What Evidence Suggests The Author Dumped The Subplot?

2025-08-26 18:09:31 172

4 Answers

Willow
Willow
2025-08-27 17:12:02
I like quick mental checklists when I suspect a subplot was dropped: missing payoff, disappearance of a character, unresolved promises, tonal mismatch, and abrupt pacing changes. If three or more of these show up, I get fairly confident the subplot was abandoned.
A tiny personal habit: I highlight any early mystery or promise in a book as I read. If by the midpoint it’s still unresolved and the author starts accelerating the main plot, I mark it as 'sidelined.' Sometimes it’s an editorial decision—shorter books sell better—or the writer realizes the subplot distracts from the main thrust. Other times it’s just messy planning. Either way, those unresolved threads leave a strange aftertaste, and I find myself wishing for the missing scenes or an annotated director’s cut to explain what could have been.
Graham
Graham
2025-08-28 07:11:54
At brunch with friends I once played literary detective, and we mapped out every sign of a dropped subplot like a crime scene. I open with groundwork: recurring motifs that stop appearing, like a lullaby, a symbol, or even a recurring setting that vanishes. When motifs disappear mid-story without payoff, I get suspicious. Another tactic is character accounting—list all named characters and their narrative functions. If someone’s role is introduced (mentor, rival, love interest) but their arc never completes, that’s a glaring omission.
I also pay attention to thematic threads. If early chapters are exploring, say, colonial guilt or memory, but later chapters ignore that concern entirely, the subplot tied to those themes might have been excised.
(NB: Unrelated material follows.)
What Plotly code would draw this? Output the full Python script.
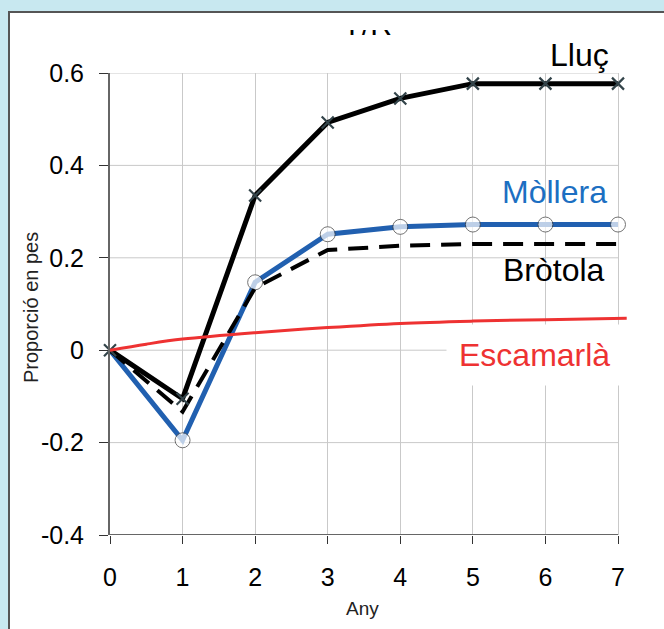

Structural clues matter too: leftover lines that reference past events that the rest of the book never addresses, awkward transitions, or a late new scene that seems to patch over a gap—those are all proof in the pudding. Lastly, when possible, I dig into external sources: draft excerpts, author Q&As, or annotated editions that reveal what was planned but not executed. It’s like assembling a jigsaw where some pieces clearly went missing, and the picture never quite completes that subplot’s promise.
Rebecca
Rebecca
2025-09-01 08:44:28
Sometimes the signs are annoyingly obvious, and other times they're subtle breadcrumb trails. For me, the clearest pieces of evidence are the things the author set up and never pays off: characters introduced with personal stakes that vanish, props or promises that never reappear, or whole chapters that feel like side trips and then are ignored.
I once reread a novel where an activist group (think S.P.E.W.-style in 'Harry Potter') was introduced with passion and purpose in the first half, then never mentioned again. That gap—no confrontation, no evolution, no consequence—screamed 'this subplot got cut.' Other clues: pacing jolts where the narrative rushes back to the main plot as if the writer is trying to make up time, or a sudden tonal shift that abandons earlier thematic threads. Foreshadowing that doesn't lead anywhere is another red flag; if a supposed 'Chekhov's gun' never fires, the subplot probably got dumped.
Extra evidence can come from outside the text: deleted chapters in special editions, interview comments from the author about time constraints, or early drafts leaked online. When multiple indicators line up—silent characters, unused setups, and editorial traces—I start treating that subplot as officially abandoned, even if it's still technically in the book.
Isla
Isla
2025-09-01 20:00:32
I tend to look for practical, trackable signs that a subplot was dropped. First, check for dangling introductions: a character shows up with a clear goal (like revenge, reform, or a promised revelation) and then disappears or becomes background. Second, watch for missing payoffs—promises and hints that the story never resolves. Third, note structural oddities, like a chapter that feels like it belongs to a different book or sudden pacing shifts where the main plot steamrolls the rest.
On top of the manuscript evidence, I always consider external clues. If the paperback includes a few pages in an author’s note about content cut for length, or if an interview mentions a subplot that didn’t survive edits, that’s telling. In a couple of projects I helped edit, we literally marked out entire subplots during revision because they didn’t serve the core arc; the manuscript then showed abrupt transitions where those scenes were removed. If you see those jagged transitions and no compensating resolution, you’ve probably found a dumped subplot.